**** Recorded data ****

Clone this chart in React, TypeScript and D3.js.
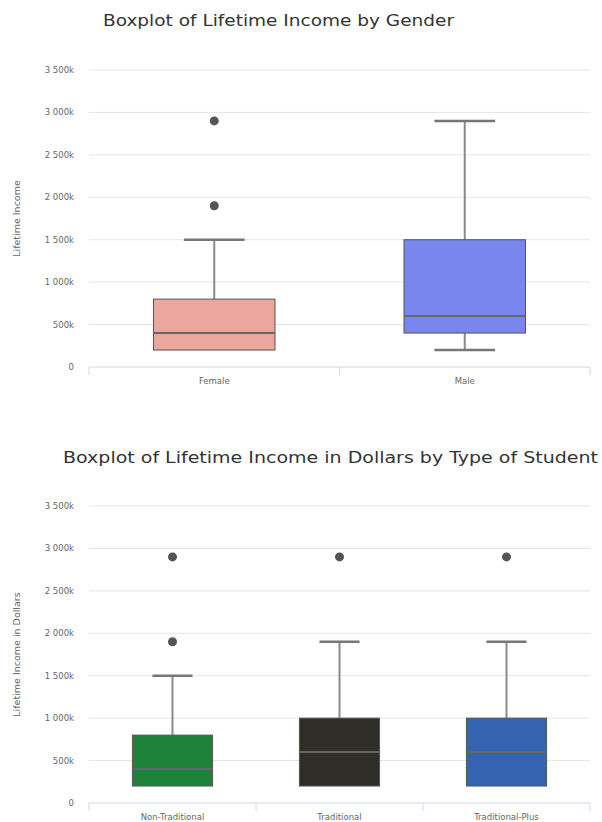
import React from "react";
import * as d3 from "d3";

const genderCats = ["Female", "Male"];
const genderColors = ["#eba79d", "#7886ee"];
const genderLow = [200, 200];
const genderQ1 = [200, 400];
const genderMed = [400, 600];
const genderQ3 = [800, 1500];
const genderHigh = [1500, 2900];
const genderOutliers = [[1900, 2900], []];

const typeCats = ["Non-Traditional", "Traditional", "Traditional-Plus"];
const typeColors = ["#1f823a", "#2e2d27", "#3565b1"];
const typeLow = [200, 200, 200];
const typeQ1 = [200, 200, 200];
const typeMed = [400, 600, 600];
const typeQ3 = [800, 1000, 1000];
const typeHigh = [1500, 1900, 1900];
const typeOutliers = [[1900, 2900], [2900], [2900]];

const yTicks = [0, 500, 1000, 1500, 2000, 2500, 3000, 3500];

const fmt = (v: number) => {
  if (v === 0) return "0";
  const s = String(v);
  return s.length > 3 ? s.slice(0, s.length - 3) + " " + s.slice(-3) + "k" : s + "k";
};

type PanelProps = {
  title: string;
  yLabel: string;
  cats: string[];
  colors: string[];
  low: number[];
  q1: number[];
  med: number[];
  q3: number[];
  high: number[];
  outliers: number[][];
  top: number;
  titleX: number;
  titleY: number;
  titleLen: number;
  boxFrac: number;
};

function Panel(p: PanelProps) {
  const x0 = 89, x1 = 590;
  const yTop = p.top, yBottom = p.top + 297;
  const x = d3.scaleBand<string>().domain(p.cats).range([x0, x1]);
  const y = d3.scaleLinear().domain([0, 3500]).range([yBottom, yTop]);
  const bw = x.bandwidth() * p.boxFrac;
  const font = "DejaVu Sans, sans-serif";
  return (
    <g>
      <text
        x={p.titleX}
        y={p.titleY}
        textAnchor="start"
        fontFamily={font}
        fontSize={16.5}
        fill="#333"
        textLength={p.titleLen}
        lengthAdjust="spacingAndGlyphs"
      >
        {p.title}
      </text>
      {yTicks.map((t) => (
        <g key={t}>
          {t > 0 && <line x1={x0} x2={x1} y1={y(t)} y2={y(t)} stroke="#e6e6e6" strokeWidth={1} />}
          <text x={74} y={y(t) + 3} textAnchor="end" fontFamily={font} fontSize={8.5} fill="#666">
            {fmt(t)}
          </text>
        </g>
      ))}
      <text
        transform={`translate(20,${(yTop + yBottom) / 2}) rotate(-90)`}
        textAnchor="middle"
        fontFamily={font}
        fontSize={9.5}
        fill="#666"
      >
        {p.yLabel}
      </text>
      <line x1={x0} x2={x1} y1={yBottom} y2={yBottom} stroke="#ccd6eb" strokeWidth={1} />
      {[...p.cats.map((c) => x(c) as number), x1].map((tx, i) => (
        <line key={i} x1={tx} x2={tx} y1={yBottom} y2={yBottom + 8} stroke="#ccd6eb" strokeWidth={1} />
      ))}
      {p.cats.map((c, i) => {
        const cx = (x(c) as number) + x.bandwidth() / 2;
        return (
          <g key={c}>
            <text x={cx} y={yBottom + 17} textAnchor="middle" fontFamily={font} fontSize={8.5} fill="#666">
              {c}
            </text>
            <line x1={cx} x2={cx} y1={y(p.high[i])} y2={y(p.q3[i])} stroke="#8a8a8a" strokeWidth={2} />
            <line x1={cx} x2={cx} y1={y(p.q1[i])} y2={y(p.low[i])} stroke="#8a8a8a" strokeWidth={2} />
            <line x1={cx - bw / 4} x2={cx + bw / 4} y1={y(p.high[i])} y2={y(p.high[i])} stroke="#777" strokeWidth={2.5} />
            {p.low[i] < p.q1[i] && (
              <line x1={cx - bw / 4} x2={cx + bw / 4} y1={y(p.low[i])} y2={y(p.low[i])} stroke="#777" strokeWidth={2.5} />
            )}
            <rect
              x={cx - bw / 2}
              y={y(p.q3[i])}
              width={bw}
              height={y(p.q1[i]) - y(p.q3[i])}
              fill={p.colors[i]}
              stroke="#555"
              strokeWidth={1}
            />
            <line x1={cx - bw / 2} x2={cx + bw / 2} y1={y(p.med[i])} y2={y(p.med[i])} stroke="#666" strokeWidth={2} />
            {p.outliers[i].map((o, j) => (
              <circle key={j} cx={cx} cy={y(o)} r={4.5} fill="#555" />
            ))}
          </g>
        );
      })}
    </g>
  );
}

export default function App() {
  return (
    <svg width={602} height={822} style={{ position: "absolute", left: 0, top: 0, background: "#fff" }}>
      <rect width={602} height={822} fill="#fff" />
      <Panel
        title="Boxplot of Lifetime Income by Gender"
        yLabel="Lifetime Income"
        cats={genderCats}
        colors={genderColors}
        low={genderLow}
        q1={genderQ1}
        med={genderMed}
        q3={genderQ3}
        high={genderHigh}
        outliers={genderOutliers}
        top={70}
        titleX={103}
        titleY={26}
        titleLen={351}
        boxFrac={0.485}
      />
      <Panel
        title="Boxplot of Lifetime Income in Dollars by Type of Student"
        yLabel="Lifetime Income in Dollars"
        cats={typeCats}
        colors={typeColors}
        low={typeLow}
        q1={typeQ1}
        med={typeMed}
        q3={typeQ3}
        high={typeHigh}
        outliers={typeOutliers}
        top={506}
        titleX={63}
        titleY={463}
        titleLen={535}
        boxFrac={0.48}
      />
    </svg>
  );
}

****

Work required
Begin at the top of the material above and output each line exactly, stopping after the line that holds "const typeOutliers = [[1900, 2900], [2900], [2900]];". Leave out pictures.

In response
Clone this chart in React, TypeScript and D3.js.
import React from "react";
import * as d3 from "d3";

const genderCats = ["Female", "Male"];
const genderColors = ["#eba79d", "#7886ee"];
const genderLow = [200, 200];
const genderQ1 = [200, 400];
const genderMed = [400, 600];
const genderQ3 = [800, 1500];
const genderHigh = [1500, 2900];
const genderOutliers = [[1900, 2900], []];

const typeCats = ["Non-Traditional", "Traditional", "Traditional-Plus"];
const typeColors = ["#1f823a", "#2e2d27", "#3565b1"];
const typeLow = [200, 200, 200];
const typeQ1 = [200, 200, 200];
const typeMed = [400, 600, 600];
const typeQ3 = [800, 1000, 1000];
const typeHigh = [1500, 1900, 1900];
const typeOutliers = [[1900, 2900], [2900], [2900]];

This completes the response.